Изучаемое нами искусство отражает именно последнюю, синкретическую фазу своего становления. В нашей коллекции представлено немало сюжетов, заслуживающих отдельных монографических исследований. Но мы ограничимся тем, что введем читателя в яркий и красочный мир старобурятского художника, научившегося сопрягать историю с мифом, а натуру - с философскими идеями, ибо именно ради понимания этого несравненного искусства мы предприняли нелегкий путь через века, протекшие в стране, которая еще недавно казалась диковинной и чуть ли не волшебной. Ныне она открыта для нашей науки.

* * *

Итак, мы обнаружили, что предметы искусства, хранившиеся в Агинском дацане, являются памятниками не столько религии, сколько причудливо переплетающихся традиций разных культур.

Наряду с желтой нитью - памятью об индийском отшельнике Шакьямуни - проходит черная нить туземного демонопоклонства, синяя - митраизма и белая - несторианства. Как лучи в ограненном алмазе, в бурятском искусстве соприкасаются и преломляются Индия, Иран и Византия, но совсем незаметен Китай, потому что тысячелетняя борьба монголов с китайцами, а также предельное несходство их психических складов сделали невозможными культурные заимствования, впрочем, для обеих сторон. Китайская и тибето-монгольская ветви буддизма развивались параллельно, независимо друг от друга.

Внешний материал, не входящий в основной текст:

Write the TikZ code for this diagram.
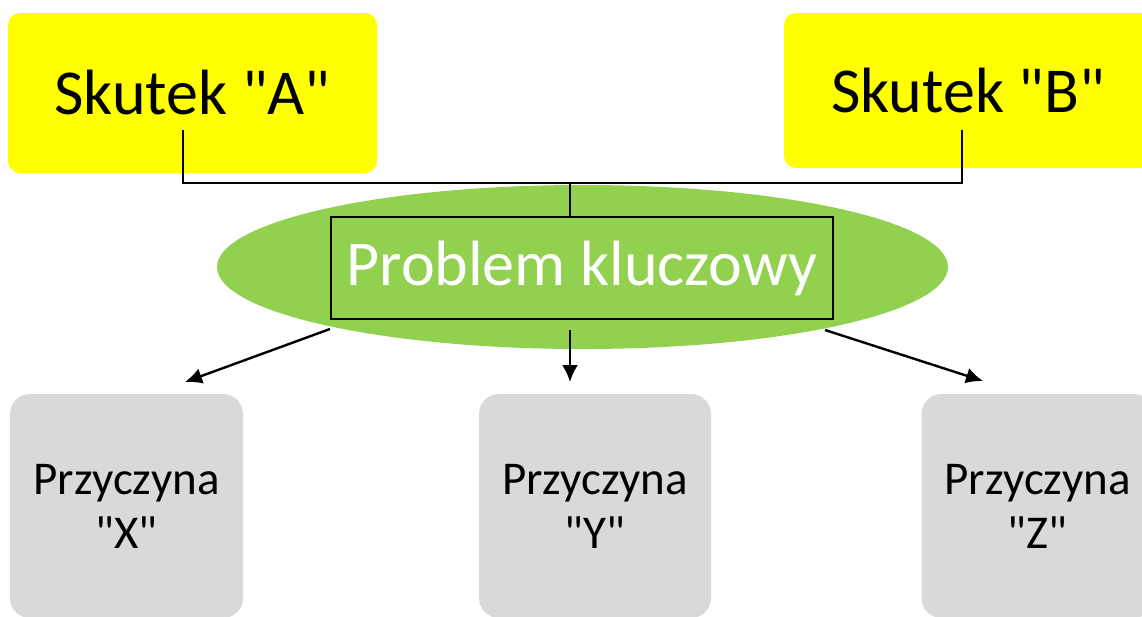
\documentclass[tikz,border=0pt]{standalone}
\usepackage{fontspec}
\setmainfont{Carlito}[Ligatures=TeXOff]
\usetikzlibrary{arrows.meta,shapes.geometric}
\definecolor{yel}{HTML}{FFFF00}
\definecolor{grn}{HTML}{92D050}
\definecolor{gry}{HTML}{D9D9D9}
\tikzset{
  effect/.style={fill=yel, rounded corners=12pt, inner sep=0pt, font=\fontsize{64}{68}\selectfont},
  cause/.style={fill=gry, rounded corners=20pt, inner sep=0pt, align=center, font=\fontsize{47}{54}\selectfont},
  conn/.style={draw=black, line width=2.4pt},
  arr/.style={conn, -{Latex[length=17pt,width=16pt]}},
}
\begin{document}
\begin{tikzpicture}[x=1pt,y=-1pt]
\useasboundingbox (0,0) rectangle (1142,616);
\node[effect, minimum width=369pt, minimum height=160pt] (A) at (192.5,93) {Skutek "A"};
\node[effect, minimum width=368pt, minimum height=155pt] (B) at (968,90.5) {Skutek "B"};
\node[ellipse, fill=grn, minimum width=731pt, minimum height=164pt, inner sep=0pt] (E) at (582.5,267) {};
\node[draw=black, line width=2pt, minimum width=502pt, minimum height=102pt, inner sep=0pt, text=white, font=\fontsize{64}{68}\selectfont] (P) at (582,268) {Problem kluczowy};
\node[cause, minimum width=233pt, minimum height=224pt] (X) at (126.5,506) {Przyczyna\\"X"};
\node[cause, minimum width=232pt, minimum height=224pt] (Y) at (595,506) {Przyczyna\\"Y"};
\node[cause, minimum width=232pt, minimum height=224pt] (Z) at (1037.5,506) {Przyczyna\\"Z"};
\coordinate (aA) at (183,130);
\coordinate (aB) at (962,130);
\coordinate (j) at (570,183);
\draw[draw=black, line width=2pt] (aA) |- (j) -| (aB);
\draw[draw=black, line width=2pt] (j) -- (j |- P.north);
\coordinate (sL) at (330,329);
\coordinate (sM) at (570,330);
\coordinate (sR) at (825,330);
\coordinate (tL) at (185,382);
\coordinate (tM) at (570,382);
\coordinate (tR) at (983,381);
\draw[arr] (sL) -- (tL);
\draw[arr] (sM) -- (tM);
\draw[arr] (sR) -- (tR);
\end{tikzpicture}
\end{document}
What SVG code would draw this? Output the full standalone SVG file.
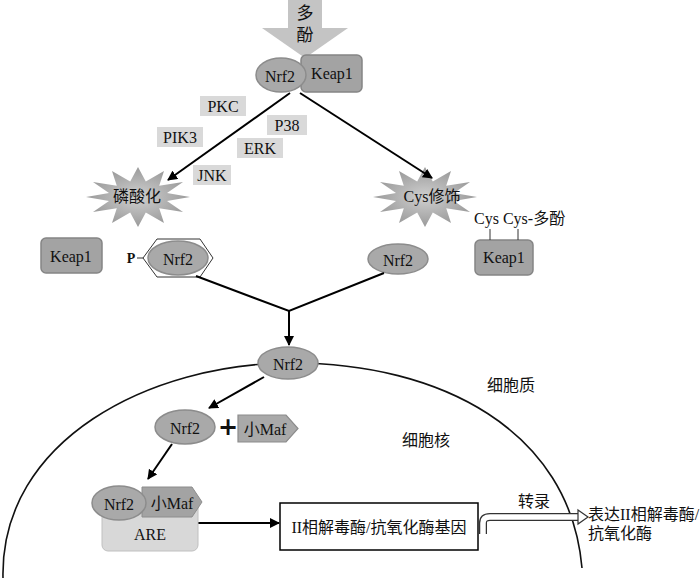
<svg xmlns="http://www.w3.org/2000/svg" width="700" height="578" viewBox="0 0 700 578">
<defs>
<style>
.t{font-family:"Liberation Serif","Noto Sans CJK SC",serif;font-size:16px;fill:#111;text-anchor:middle;dominant-baseline:central}
.c{font-family:"Liberation Serif","Noto Sans CJK SC",serif;font-size:16px;fill:#111}
.ell{fill:#a9a9a9;stroke:#8c8c8c;stroke-width:1.5}
.keap{fill:#a3a3a3;stroke:#858585;stroke-width:1.5}
.lab{fill:#d9d9d9}
.ln{stroke:#000;stroke-width:2;fill:none}
.thin{stroke:#333;stroke-width:1;fill:none}
</style>
<marker id="ah" viewBox="0 0 10 10" refX="9" refY="5" markerWidth="5" markerHeight="5" orient="auto" markerUnits="strokeWidth">
<path d="M0,0 L10,5 L0,10 z" fill="#000"/>
</marker>
<radialGradient id="sg" cx="0.5" cy="0.5" r="0.5">
<stop offset="0" stop-color="#d0d0d0"/>
<stop offset="1" stop-color="#9a9a9a"/>
</radialGradient>
<polygon id="star" points="52,0 29,4.1 45,15 21.2,11.3 26,26 7.8,15.5 0,30 -7.8,15.5 -26,26 -21.2,11.3 -45,15 -29,4.1 -52,0 -29,-4.1 -45,-15 -21.2,-11.3 -26,-26 -7.8,-15.5 0,-30 7.8,-15.5 26,-26 21.2,-11.3 45,-15 29,-4.1" fill="url(#sg)"/>
</defs>
<rect width="700" height="578" fill="#fff"/>

<!-- nucleus membrane -->
<path d="M3,578 C0,440 150,363 292,363 C440,363 570,430 582,568" fill="none" stroke="#111" stroke-width="1.6"/>

<g id="polyphenol">
<polygon points="288,0 322,0 322,28 348,28 305,58 262,28 288,28" fill="#c4c4c4"/>
<text class="t" x="305" y="13" style="font-size:17px">多</text>
<text class="t" x="305" y="35" style="font-size:17px">酚</text>
</g>

<g id="complex">
<rect class="keap" x="301" y="55" width="61" height="37" rx="5"/>
<ellipse class="ell" cx="281" cy="75" rx="25" ry="17"/>
<text class="t" x="280" y="76">Nrf2</text>
<text class="t" x="332" y="73">Keap1</text>
</g>

<g id="kinases">
<rect class="lab" x="200" y="96" width="46" height="20"/>
<text class="t" x="223" y="106">PKC</text>
<rect class="lab" x="267" y="115" width="40" height="20"/>
<text class="t" x="287" y="125">P38</text>
<rect class="lab" x="157" y="127" width="46" height="20"/>
<text class="t" x="180" y="137">PIK3</text>
<rect class="lab" x="237" y="138" width="46" height="20"/>
<text class="t" x="260" y="148">ERK</text>
<rect class="lab" x="193" y="165" width="38" height="20"/>
<text class="t" x="212" y="175">JNK</text>
</g>

<g id="phosphorylation">
<use href="#star" x="138" y="197"/>
<text class="t" x="137" y="196">磷酸化</text>
</g>

<g id="cysmod">
<use href="#star" x="425" y="197"/>
<text class="t" x="432" y="196">Cys修饰</text>
</g>

<g id="keap1-left">
<rect class="keap" x="41" y="238" width="61" height="35" rx="5"/>
<text class="t" x="71" y="256">Keap1</text>
</g>

<g id="p-nrf2">
<text class="t" x="131" y="258" style="font-weight:bold;font-size:14px">P</text>
<polygon points="143,258 157,239 200,239 213,258 200,277 157,277" fill="#fff" stroke="#333" stroke-width="1"/>
<ellipse class="ell" cx="178" cy="258" rx="30" ry="17"/>
<text class="t" x="178" y="259">Nrf2</text>
</g>

<g id="nrf2-right">
<ellipse class="ell" cx="398" cy="259" rx="30" ry="15"/>
<text class="t" x="398" y="260">Nrf2</text>
</g>

<g id="keap1-right">
<text class="c" x="474" y="224">Cys Cys-多酚</text>
<rect class="keap" x="475" y="240" width="58" height="35" rx="5"/>
<text class="t" x="504" y="257">Keap1</text>
</g>

<g id="connectors">
<line class="ln" x1="290" y1="93" x2="168" y2="180" marker-end="url(#ah)"/>
<line class="ln" x1="300" y1="93" x2="432" y2="178" marker-end="url(#ah)"/>
<polyline class="ln" points="196,276 289,311 384,273"/>
<line class="ln" x1="289" y1="311" x2="289" y2="345" marker-end="url(#ah)"/>
<line class="ln" x1="264" y1="377" x2="209" y2="408" marker-end="url(#ah)"/>
<line class="ln" x1="172" y1="444" x2="148" y2="479" marker-end="url(#ah)"/>
<line class="ln" x1="198" y1="523" x2="279" y2="523" marker-end="url(#ah)"/>
<line class="thin" x1="137" y1="258" x2="143" y2="258"/>
<line class="thin" x1="490" y1="229" x2="490" y2="240"/>
<line class="thin" x1="518" y1="229" x2="518" y2="240"/>
<path d="M483,534 L483,523 Q483,517 490,517 L579,517" fill="none" stroke="#333" stroke-width="8"/>
<path d="M483,534 L483,523 Q483,517 490,517 L580,517" fill="none" stroke="#fff" stroke-width="5.5"/>
<polygon points="578,510 588,517 578,524" fill="#fff" stroke="#333" stroke-width="1.2"/>
</g>

<g id="nrf2-center">
<ellipse class="ell" cx="288" cy="363" rx="30" ry="16"/>
<text class="t" x="288" y="364">Nrf2</text>
</g>

<text class="c" x="487" y="391">细胞质</text>
<text class="c" x="402" y="446">细胞核</text>

<g id="nrf2-nuc">
<ellipse class="ell" cx="185" cy="427" rx="30" ry="17"/>
<text class="t" x="185" y="428">Nrf2</text>
</g>
<g id="plus">
<text class="t" x="228" y="427" style="font-size:24px;font-weight:bold;font-family:'DejaVu Sans',sans-serif">+</text>
</g>
<g id="smaf">
<polygon points="238,415 286,415 298,428.5 286,442 238,442" fill="#a9a9a9" stroke="#8c8c8c" stroke-width="1.2"/>
<text class="t" x="265" y="429">小Maf</text>
</g>

<g id="are">
<rect x="102" y="497" width="96" height="54" rx="6" fill="#d8d8d8" stroke="#c0c0c0" stroke-width="1"/>
<text class="t" x="150" y="534">ARE</text>
<polygon points="142,487 192,487 202,502 192,517 142,517" fill="#a3a3a3" stroke="#8c8c8c" stroke-width="1"/>
<ellipse class="ell" cx="119" cy="503" rx="27" ry="17"/>
<text class="t" x="119" y="504">Nrf2</text>
<text class="t" x="172" y="503">小Maf</text>
</g>

<g id="gene">
<rect x="280" y="503" width="198" height="47" fill="#fff" stroke="#000" stroke-width="1.5"/>
<text class="t" x="379" y="527">II相解毒酶/抗氧化酶基因</text>
</g>

<text class="c" x="518" y="507">转录</text>
<g id="expression">
<text class="c" x="588" y="520">表达II相解毒酶/</text>
<text class="c" x="588" y="539">抗氧化酶</text>
</g>
</svg>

Искусство, сохраненное для нас бурятскими художниками, отражало не окружавший их мир, а не менее реальное прошлое, историю, кристаллизовавшуюся в символических образах не самих людей древности, а тех их деяний, за которые они удостоились памяти в потомстве. Публикуемая нами живопись - это своеобразная летопись древнего Тибета, без учета которой нам были непонятны явления и перипетии истории Центральной Азии. Отныне можно надеяться, что наряду с Цезарем и Периклом, Аменхотепом и Ассурбанипалом, Чингис-ханом и Бахрамом Чубином в науку войдут храбрый витязь Сронцзангампо и лукавый Тисровдецан, странник-ученый Тхонми Самбхота, маг-чародей Падмасамбхава, грозный Мажан и неистовый Лангдарма, а вслед за ними тибетские воины, закованные в чешуйчатые панцири, бонские жрецы, украшенные перьями, бритоголовые монахи с книгами в руках и весь тибетский народ. Им было тесно в скупых заметках китайских и тибетских хроник, они поместились в цветных полотнах буддийских икон и там дожили до нашего времени, прикрывшись масками из бычьих голов, под которыми скрываются воинственные скуластые лица. Срывая фантастические буддийские маски, мы можем увидеть подлинную жизнь древнего Тибета.